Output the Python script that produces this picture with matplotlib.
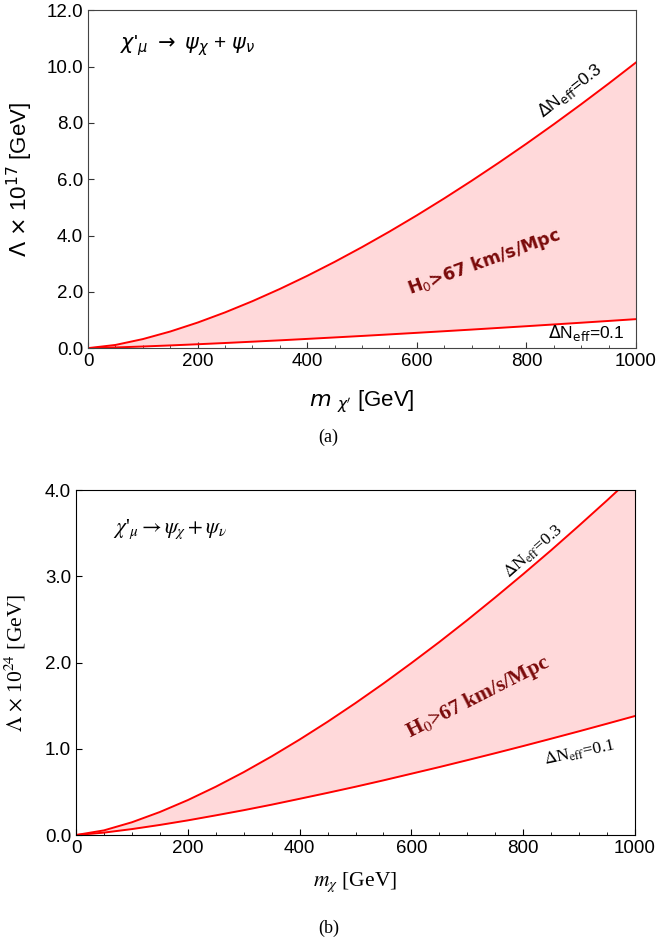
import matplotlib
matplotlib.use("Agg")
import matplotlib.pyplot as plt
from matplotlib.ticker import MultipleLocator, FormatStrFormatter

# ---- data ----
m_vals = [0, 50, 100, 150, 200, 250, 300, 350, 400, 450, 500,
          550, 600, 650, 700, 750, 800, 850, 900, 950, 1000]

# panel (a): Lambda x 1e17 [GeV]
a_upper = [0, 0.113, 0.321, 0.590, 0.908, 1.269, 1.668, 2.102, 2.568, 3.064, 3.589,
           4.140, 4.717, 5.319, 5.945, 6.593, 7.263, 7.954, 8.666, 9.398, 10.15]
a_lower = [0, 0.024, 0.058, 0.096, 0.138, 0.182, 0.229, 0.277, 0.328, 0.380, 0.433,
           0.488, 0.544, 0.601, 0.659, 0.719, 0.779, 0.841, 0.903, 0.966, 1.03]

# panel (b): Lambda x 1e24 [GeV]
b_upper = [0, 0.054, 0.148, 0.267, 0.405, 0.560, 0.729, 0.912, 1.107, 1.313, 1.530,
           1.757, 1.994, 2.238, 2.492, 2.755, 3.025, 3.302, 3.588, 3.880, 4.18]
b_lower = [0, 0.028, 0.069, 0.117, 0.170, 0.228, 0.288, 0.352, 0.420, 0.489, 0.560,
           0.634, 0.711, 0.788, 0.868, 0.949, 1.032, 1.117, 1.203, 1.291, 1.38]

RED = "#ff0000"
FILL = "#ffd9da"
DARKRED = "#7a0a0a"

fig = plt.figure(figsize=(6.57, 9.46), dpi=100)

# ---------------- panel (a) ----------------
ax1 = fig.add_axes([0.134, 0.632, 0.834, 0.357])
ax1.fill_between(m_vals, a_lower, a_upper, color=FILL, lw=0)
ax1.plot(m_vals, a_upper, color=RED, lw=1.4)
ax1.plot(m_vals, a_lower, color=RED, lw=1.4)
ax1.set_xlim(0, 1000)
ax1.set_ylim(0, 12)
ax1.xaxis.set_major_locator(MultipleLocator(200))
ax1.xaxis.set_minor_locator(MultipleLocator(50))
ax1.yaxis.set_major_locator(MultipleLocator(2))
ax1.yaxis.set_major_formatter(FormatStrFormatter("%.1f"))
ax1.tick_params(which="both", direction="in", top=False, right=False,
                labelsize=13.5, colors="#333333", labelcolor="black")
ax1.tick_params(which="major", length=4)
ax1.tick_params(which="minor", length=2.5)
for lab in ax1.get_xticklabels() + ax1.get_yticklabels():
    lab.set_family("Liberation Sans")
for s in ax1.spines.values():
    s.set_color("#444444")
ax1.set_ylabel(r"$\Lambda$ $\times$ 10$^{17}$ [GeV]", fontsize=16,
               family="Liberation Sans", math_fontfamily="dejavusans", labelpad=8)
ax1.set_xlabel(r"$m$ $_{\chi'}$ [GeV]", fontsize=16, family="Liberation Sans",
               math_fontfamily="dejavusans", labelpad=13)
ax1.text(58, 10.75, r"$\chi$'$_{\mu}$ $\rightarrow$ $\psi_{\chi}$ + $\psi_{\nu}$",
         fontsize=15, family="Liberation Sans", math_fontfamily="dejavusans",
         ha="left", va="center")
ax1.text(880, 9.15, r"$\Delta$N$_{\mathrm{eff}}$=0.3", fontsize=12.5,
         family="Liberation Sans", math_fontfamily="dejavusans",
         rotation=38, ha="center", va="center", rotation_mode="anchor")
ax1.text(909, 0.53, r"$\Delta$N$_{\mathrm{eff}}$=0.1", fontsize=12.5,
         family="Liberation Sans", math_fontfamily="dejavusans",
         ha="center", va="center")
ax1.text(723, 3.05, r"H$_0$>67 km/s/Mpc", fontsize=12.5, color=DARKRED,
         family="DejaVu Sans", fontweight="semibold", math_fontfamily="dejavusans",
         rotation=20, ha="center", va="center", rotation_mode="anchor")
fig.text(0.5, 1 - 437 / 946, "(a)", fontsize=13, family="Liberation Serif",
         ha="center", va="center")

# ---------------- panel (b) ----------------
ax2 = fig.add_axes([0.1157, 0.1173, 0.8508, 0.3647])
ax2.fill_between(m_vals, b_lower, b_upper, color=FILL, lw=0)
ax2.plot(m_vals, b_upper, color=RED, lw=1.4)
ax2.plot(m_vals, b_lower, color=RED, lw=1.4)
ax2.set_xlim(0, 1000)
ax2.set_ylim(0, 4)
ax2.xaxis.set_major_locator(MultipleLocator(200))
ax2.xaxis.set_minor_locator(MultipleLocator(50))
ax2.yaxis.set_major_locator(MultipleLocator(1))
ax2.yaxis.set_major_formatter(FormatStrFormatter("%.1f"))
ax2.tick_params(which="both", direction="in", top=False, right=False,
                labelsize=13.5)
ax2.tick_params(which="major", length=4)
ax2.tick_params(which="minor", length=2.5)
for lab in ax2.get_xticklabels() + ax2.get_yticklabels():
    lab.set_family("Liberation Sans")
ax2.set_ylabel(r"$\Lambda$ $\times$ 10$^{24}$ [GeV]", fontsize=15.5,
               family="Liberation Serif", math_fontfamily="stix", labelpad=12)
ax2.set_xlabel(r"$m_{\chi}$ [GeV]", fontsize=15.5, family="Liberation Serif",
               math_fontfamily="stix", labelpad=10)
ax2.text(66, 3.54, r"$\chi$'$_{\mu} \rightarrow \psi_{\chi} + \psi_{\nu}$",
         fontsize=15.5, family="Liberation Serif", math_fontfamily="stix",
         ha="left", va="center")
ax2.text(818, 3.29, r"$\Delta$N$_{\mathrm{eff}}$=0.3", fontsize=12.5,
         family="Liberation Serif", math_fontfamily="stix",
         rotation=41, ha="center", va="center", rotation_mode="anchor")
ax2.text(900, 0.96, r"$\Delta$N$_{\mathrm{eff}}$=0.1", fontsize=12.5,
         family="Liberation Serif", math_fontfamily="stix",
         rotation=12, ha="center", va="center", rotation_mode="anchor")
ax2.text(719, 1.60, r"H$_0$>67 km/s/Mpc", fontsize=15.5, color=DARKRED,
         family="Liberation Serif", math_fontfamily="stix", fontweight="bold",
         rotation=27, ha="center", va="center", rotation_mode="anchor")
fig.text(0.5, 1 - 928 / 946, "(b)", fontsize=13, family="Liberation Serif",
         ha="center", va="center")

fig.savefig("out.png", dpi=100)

◇ ◇ ◇ ◇

**Written exercise:** Transcribe the full listing character for character. Pictures are excluded.

**Response:**
Output the Python script that produces this picture with matplotlib.
import matplotlib
matplotlib.use("Agg")
import matplotlib.pyplot as plt
from matplotlib.ticker import MultipleLocator, FormatStrFormatter

# ---- data ----
m_vals = [0, 50, 100, 150, 200, 250, 300, 350, 400, 450, 500,
          550, 600, 650, 700, 750, 800, 850, 900, 950, 1000]

# panel (a): Lambda x 1e17 [GeV]
a_upper = [0, 0.113, 0.321, 0.590, 0.908, 1.269, 1.668, 2.102, 2.568, 3.064, 3.589,
           4.140, 4.717, 5.319, 5.945, 6.593, 7.263, 7.954, 8.666, 9.398, 10.15]
a_lower = [0, 0.024, 0.058, 0.096, 0.138, 0.182, 0.229, 0.277, 0.328, 0.380, 0.433,
           0.488, 0.544, 0.601, 0.659, 0.719, 0.779, 0.841, 0.903, 0.966, 1.03]

# panel (b): Lambda x 1e24 [GeV]
b_upper = [0, 0.054, 0.148, 0.267, 0.405, 0.560, 0.729, 0.912, 1.107, 1.313, 1.530,
           1.757, 1.994, 2.238, 2.492, 2.755, 3.025, 3.302, 3.588, 3.880, 4.18]
b_lower = [0, 0.028, 0.069, 0.117, 0.170, 0.228, 0.288, 0.352, 0.420, 0.489, 0.560,
           0.634, 0.711, 0.788, 0.868, 0.949, 1.032, 1.117, 1.203, 1.291, 1.38]

RED = "#ff0000"
FILL = "#ffd9da"
DARKRED = "#7a0a0a"

fig = plt.figure(figsize=(6.57, 9.46), dpi=100)

# ---------------- panel (a) ----------------
ax1 = fig.add_axes([0.134, 0.632, 0.834, 0.357])
ax1.fill_between(m_vals, a_lower, a_upper, color=FILL, lw=0)
ax1.plot(m_vals, a_upper, color=RED, lw=1.4)
ax1.plot(m_vals, a_lower, color=RED, lw=1.4)
ax1.set_xlim(0, 1000)
ax1.set_ylim(0, 12)
ax1.xaxis.set_major_locator(MultipleLocator(200))
ax1.xaxis.set_minor_locator(MultipleLocator(50))
ax1.yaxis.set_major_locator(MultipleLocator(2))
ax1.yaxis.set_major_formatter(FormatStrFormatter("%.1f"))
ax1.tick_params(which="both", direction="in", top=False, right=False,
                labelsize=13.5, colors="#333333", labelcolor="black")
ax1.tick_params(which="major", length=4)
ax1.tick_params(which="minor", length=2.5)
for lab in ax1.get_xticklabels() + ax1.get_yticklabels():
    lab.set_family("Liberation Sans")
for s in ax1.spines.values():
    s.set_color("#444444")
ax1.set_ylabel(r"$\Lambda$ $\times$ 10$^{17}$ [GeV]", fontsize=16,
               family="Liberation Sans", math_fontfamily="dejavusans", labelpad=8)
ax1.set_xlabel(r"$m$ $_{\chi'}$ [GeV]", fontsize=16, family="Liberation Sans",
               math_fontfamily="dejavusans", labelpad=13)
ax1.text(58, 10.75, r"$\chi$'$_{\mu}$ $\rightarrow$ $\psi_{\chi}$ + $\psi_{\nu}$",
         fontsize=15, family="Liberation Sans", math_fontfamily="dejavusans",
         ha="left", va="center")
ax1.text(880, 9.15, r"$\Delta$N$_{\mathrm{eff}}$=0.3", fontsize=12.5,
         family="Liberation Sans", math_fontfamily="dejavusans",
         rotation=38, ha="center", va="center", rotation_mode="anchor")
ax1.text(909, 0.53, r"$\Delta$N$_{\mathrm{eff}}$=0.1", fontsize=12.5,
         family="Liberation Sans", math_fontfamily="dejavusans",
         ha="center", va="center")
ax1.text(723, 3.05, r"H$_0$>67 km/s/Mpc", fontsize=12.5, color=DARKRED,
         family="DejaVu Sans", fontweight="semibold", math_fontfamily="dejavusans",
         rotation=20, ha="center", va="center", rotation_mode="anchor")
fig.text(0.5, 1 - 437 / 946, "(a)", fontsize=13, family="Liberation Serif",
         ha="center", va="center")

# ---------------- panel (b) ----------------
ax2 = fig.add_axes([0.1157, 0.1173, 0.8508, 0.3647])
ax2.fill_between(m_vals, b_lower, b_upper, color=FILL, lw=0)
ax2.plot(m_vals, b_upper, color=RED, lw=1.4)
ax2.plot(m_vals, b_lower, color=RED, lw=1.4)
ax2.set_xlim(0, 1000)
ax2.set_ylim(0, 4)
ax2.xaxis.set_major_locator(MultipleLocator(200))
ax2.xaxis.set_minor_locator(MultipleLocator(50))
ax2.yaxis.set_major_locator(MultipleLocator(1))
ax2.yaxis.set_major_formatter(FormatStrFormatter("%.1f"))
ax2.tick_params(which="both", direction="in", top=False, right=False,
                labelsize=13.5)
ax2.tick_params(which="major", length=4)
ax2.tick_params(which="minor", length=2.5)
for lab in ax2.get_xticklabels() + ax2.get_yticklabels():
    lab.set_family("Liberation Sans")
ax2.set_ylabel(r"$\Lambda$ $\times$ 10$^{24}$ [GeV]", fontsize=15.5,
               family="Liberation Serif", math_fontfamily="stix", labelpad=12)
ax2.set_xlabel(r"$m_{\chi}$ [GeV]", fontsize=15.5, family="Liberation Serif",
               math_fontfamily="stix", labelpad=10)
ax2.text(66, 3.54, r"$\chi$'$_{\mu} \rightarrow \psi_{\chi} + \psi_{\nu}$",
         fontsize=15.5, family="Liberation Serif", math_fontfamily="stix",
         ha="left", va="center")
ax2.text(818, 3.29, r"$\Delta$N$_{\mathrm{eff}}$=0.3", fontsize=12.5,
         family="Liberation Serif", math_fontfamily="stix",
         rotation=41, ha="center", va="center", rotation_mode="anchor")
ax2.text(900, 0.96, r"$\Delta$N$_{\mathrm{eff}}$=0.1", fontsize=12.5,
         family="Liberation Serif", math_fontfamily="stix",
         rotation=12, ha="center", va="center", rotation_mode="anchor")
ax2.text(719, 1.60, r"H$_0$>67 km/s/Mpc", fontsize=15.5, color=DARKRED,
         family="Liberation Serif", math_fontfamily="stix", fontweight="bold",
         rotation=27, ha="center", va="center", rotation_mode="anchor")
fig.text(0.5, 1 - 928 / 946, "(b)", fontsize=13, family="Liberation Serif",
         ha="center", va="center")

fig.savefig("out.png", dpi=100)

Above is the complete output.